Changes on the day to 09.30 CST (14.30 GMT) today:

  • VLSFO prices up in New York ($26/mt), Houston and Los Angeles ($8/mt), Balboa ($7/mt) and Zona Comun ($1/mt)
  • LSMGO prices up in Los Angeles ($28/mt), New York ($27/mt), Houston ($9/mt), Zona Comun ($4/mt) and Balboa ($1/mt)
  • HSFO380 prices up in Balboa ($13/mt), New York ($12/mt), Los Angeles ($8/mt) and Houston ($7/mt)

 

New York’s low sulphur prices are up 4-5% on the day, compared to a 0.45% gain for Brent. The sharp gains have narrowed New York’s VLSFO and LSMGO discounts to Philadelphia to just $3-4/mt.

 

Wilmington has LSMGO $8-12/mt below prices in New York and Philadelphia, following a lower-priced 50-150 mt stem there today.

 

LSMGO prices have jumped on the US West Coast, with Vancouver, San Francisco and Los Angeles recording gains of $15/mt, $21/mt and $28/mt respectively.

 

Brent

Front-month ICE Brent has come up by $0.34/bbl on the day to 09.30 CST (14.30 GMT) today, when it stood at $75.34/bbl.

 

Concerns over tightening global oil supplies have given Brent a fresh boost and lifted the key oil benchmark by 2% over its settlement level on Friday.

 

Crude values have been volatile during the OPEC+ impasse, after its monthly negotiations failed two weeks ago and again last week.

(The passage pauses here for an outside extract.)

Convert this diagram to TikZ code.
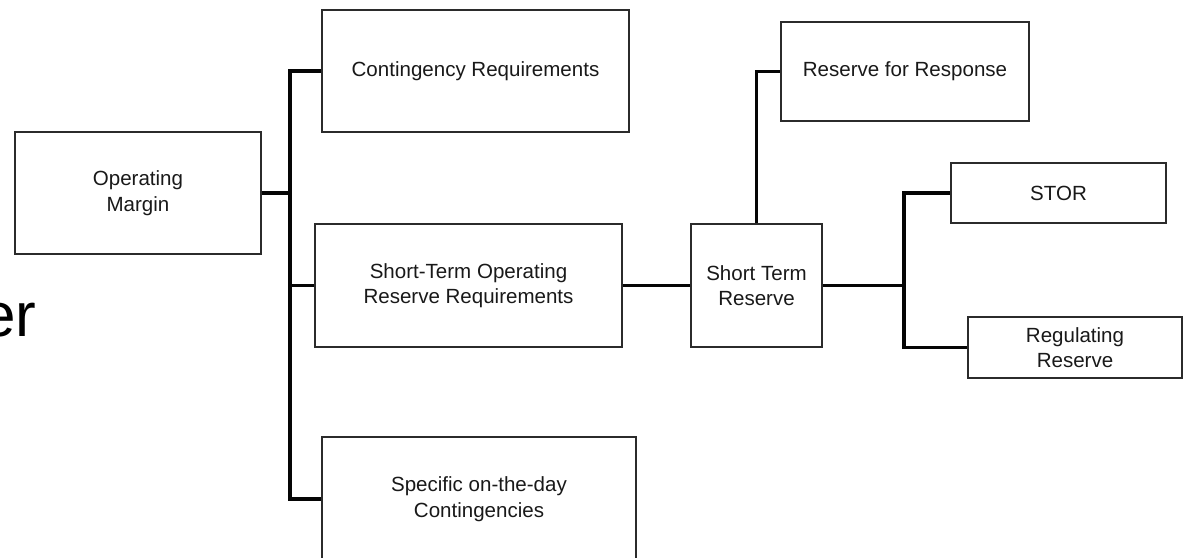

The group voted to ease 2 million b/d of its remaining 5.8 million b/d output cuts in 400,000 b/d increments between August and December. Member states also favoured extending their output management pact from April next year to the end of that year.

 

But the UAE put down its foot, demanding its production quota should be updated from the October 2018 baseline before it could get behind the new policy. The UAE has recently invested heavily in production capacity and would likely see its quote adjusted upward with an updated baseline.

 

“Oil prices reacted sharply to the OPEC+ impasse last week, eyeing the prospect of a deepening supply deficit if a deal cannot be reached. At the same time, the possibility of a market share battle, even if remote, is hanging over markets, as is the potential for high fuel prices to stoke inflation and damage a fragile economic recovery,” the International Energy Agency (IEA) said in its monthly outlook published today.

 

Price gains have been capped by worries over a global resurgence in Covid-19 cases. Several Asian countries, including Japan, South Korea and Vietnam have reintroduced lockdown measures, and the Tokyo Olympic Games will go ahead without spectators.

 

“The robust crude demand outlook is starting to take a hit as many countries continue to struggle with the more infectious Delta variant,” OANDA market analyst Ed Moya said.

 

The flare up in Covid-cases has been uneven around the world, and globally there were 422,000 new confirmed cases, according to Johns Hopkins University data. That is still less than half of the all-time 906,000 peak on 28 April.